Family and early life

Margaret Sibella Brown's parents were Richard Henry Brown and Barbara Davison. Margaret Sibella had a twin sister, and three other siblings. The Brown family lived in Sydney Mines, Nova Scotia.
Brown had a paternal aunt who was also named Margaret Sibella Brown. Sibella Annie Barrington was a distant cousin. The name Sibella or Sibyl in the Brown family is traced back to Isabella French, wife of John Barrington.

Education

Brown attended the Anglican School for Girls in Halifax. She earned a B.A. at Kings' College. She attended the Anglo-German Institute finishing school in Stuttgart, Germany.
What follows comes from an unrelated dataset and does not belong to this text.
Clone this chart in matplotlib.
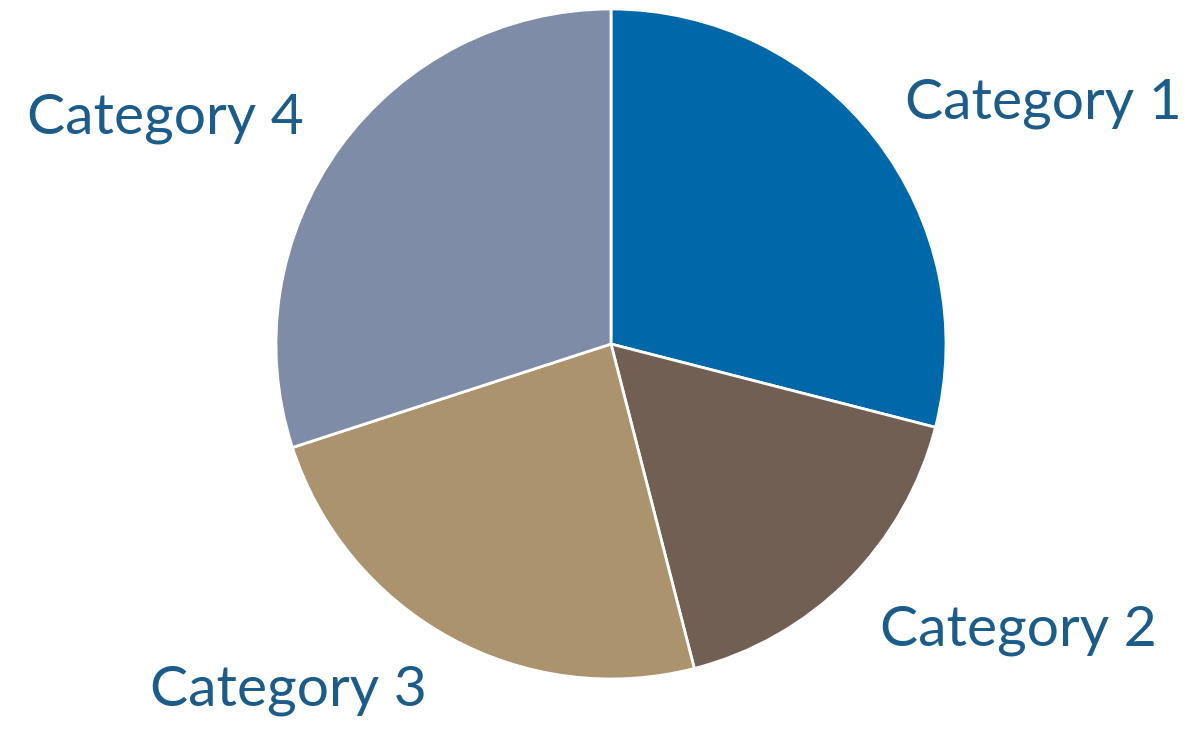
import matplotlib.pyplot as plt

categories = ['Category 1', 'Category 2', 'Category 3', 'Category 4']
values = [29, 17, 24, 30]
colors = ['#0067A8', '#725F54', '#AB936E', '#7F8CA8']

W, H = 1198, 729
fig = plt.figure(figsize=(W / 100, H / 100), dpi=100)
ax = fig.add_axes([0, 0, 1, 1])

# pie centre / radius in pixel units
cx, cy, r = 611, H - 344, 335
ax.pie(values, colors=colors, startangle=90, counterclock=False,
       center=(cx, cy), radius=r, frame=True,
       wedgeprops=dict(edgecolor='white', linewidth=2))
ax.set_xlim(0, W)
ax.set_ylim(0, H)
ax.set_aspect('equal')
ax.axis('off')

# label spots, pixel coordinates from the top left
label_pos = [(1043, 103), (1018, 630), (288, 690), (165, 118)]
for name, (px, py) in zip(categories, label_pos):
    ax.text(px, H - py, name, ha='center', va='center', fontsize=41,
            color='#1B5C8A', family='Lato')

fig.savefig('out.png', dpi=100)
After returning to Nova Scotia in 1885, she attended the Victoria School of Art and Design.

Scientific career

There is little contemporaneous record of Brown's scientific career. There is one known paper she published in 1937, in which she categorized a collection of moss samples gathered in Syria by William Bacon Evans.
She is known to have worked with Elizabeth Gertrude Britton, Nathaniel Lord Britton, and Joseph Edward Little, as co-collectors of specimens. One expedition with Elizabeth and Nathaniel Britton, to Puerto Rico, was undertaken in January 1922, with a planned duration of ten weeks. The results of that expedition were presented in April of that year.
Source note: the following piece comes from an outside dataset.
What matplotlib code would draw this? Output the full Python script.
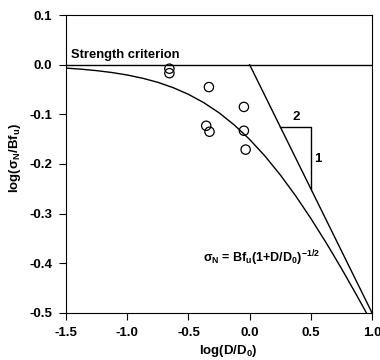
import matplotlib
matplotlib.use("Agg")
import matplotlib.pyplot as plt

plt.rcParams['font.family'] = ['Liberation Sans', 'DejaVu Sans']
plt.rcParams['mathtext.fontset'] = 'custom'
plt.rcParams['mathtext.rm'] = 'Liberation Sans:bold'
plt.rcParams['mathtext.it'] = 'Liberation Sans:bold'
plt.rcParams['mathtext.bf'] = 'Liberation Sans:bold'

# Size-effect curve
curve_x = [-1.5, -1.375, -1.25, -1.125, -1.0, -0.875, -0.75, -0.625, -0.5, -0.375,
           -0.25, -0.125, 0.0, 0.125, 0.25, 0.375, 0.5, 0.625, 0.75, 0.875, 1.0]
curve_y = [-0.0068, -0.0090, -0.0119, -0.0157, -0.0207, -0.0272, -0.0355, -0.0462,
           -0.0597, -0.0764, -0.0969, -0.1215, -0.1505, -0.1840, -0.2219, -0.2639,
           -0.3097, -0.3587, -0.4105, -0.4647, -0.5207]

# LEFM asymptote (slope -1/2)
asym_x = [0.0, 1.0]
asym_y = [0.0, -0.5]

# Strength criterion
strength_y = 0.0

# Test data
data_x = [-0.656, -0.656, -0.333, -0.047, -0.355, -0.328, -0.047, -0.033]
data_y = [-0.008, -0.017, -0.045, -0.085, -0.123, -0.135, -0.133, -0.171]

# Slope triangle
tri_x = [0.25, 0.5, 0.5]
tri_y = [-0.125, -0.125, -0.25]

xticks = [-1.5, -1.0, -0.5, 0.0, 0.5, 1.0]
yticks = [0.1, 0.0, -0.1, -0.2, -0.3, -0.4, -0.5]

fig = plt.figure(figsize=(3.8, 3.6), dpi=100)
ax = fig.add_axes([0.174, 0.131, 0.805, 0.827])

ax.plot(curve_x, curve_y, color='black', lw=1.0)
ax.plot(asym_x, asym_y, color='black', lw=1.0)
ax.axhline(strength_y, color='black', lw=1.0)
ax.plot(tri_x, tri_y, color='black', lw=1.0)
ax.scatter(data_x, data_y, s=45, facecolors='none', edgecolors='black', linewidths=0.9, zorder=3)

ax.text(-1.46, 0.008, 'Strength criterion', fontsize=9.4, fontweight='bold', ha='left', va='bottom')
ax.text(0.38, -0.118, '2', fontsize=9.5, fontweight='bold', ha='center', va='bottom')
ax.text(0.53, -0.19, '1', fontsize=9.5, fontweight='bold', ha='left', va='center')
ax.text(0.10, -0.39, r'$\sigma_N$ = Bf$_u$(1+D/D$_0$)$^{-1/2}$', fontsize=9, fontweight='bold',
        ha='center', va='center')

ax.set_xlim(-1.5, 1.0)
ax.set_ylim(-0.5, 0.1)
ax.set_xticks(xticks)
ax.set_yticks(yticks)
ax.set_xticklabels(['%.1f' % v for v in xticks])
ax.set_yticklabels(['%.1f' % v for v in yticks])
ax.tick_params(direction='out', length=5, width=0.8, labelsize=9.5)
ax.tick_params(axis='x', pad=5)
ax.tick_params(axis='y', pad=5)
for lbl in ax.get_xticklabels() + ax.get_yticklabels():
    lbl.set_fontweight('bold')

ax.set_xlabel(r'log(D/D$_0$)', fontsize=9.5, fontweight='bold')
ax.set_ylabel(r'log($\sigma_N$/Bf$_u$)', fontsize=9.5, fontweight='bold')
ax.xaxis.set_label_coords(0.53, -0.1)
ax.yaxis.set_label_coords(-0.14, 0.52)

fig.savefig('out.png', dpi=100)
Society and board memberships

Brown was a member of the Moss Exchange Club and the Sullivant Moss Society. She was president of the Halifax Floral Society. She was a member of the Nova Scotian Institute of Science; when she died at the age of 95, she was the oldest living member.
Brown served on the board of the Victoria School of Art and Design, and was a member of their education committee. During World War I, she was honorary secretary of the Halifax Branch of the Canadian Red Cross Society.

Awards

Brown was awarded an honorary M.A. from Acadia University on May 16, 1950, at the age of 84. She had been offered an honorary Ph.D., which she declined and accepted the M.A. instead. In 1934, she was awarded an honorary diploma from the Victoria School of Art and Design. Brown was inducted into the Nova Scotia Scientific Hall of Fame in 2010.

Collections

The E.C. Smith Herbarium at Acadia University contains her collection of 1779 mosses, 858 hepatics, and 53 lichens. Other of her specimens are in the collections of the British Museum, New York Botanical Garden, Dalhousie University, the New Brunswick Museum, the Nova Scotia Museum of Natural History, the Devonian Botanical Garden at the University of Alberta, the Yale University Herbarium, and the Harvard University Herbaria.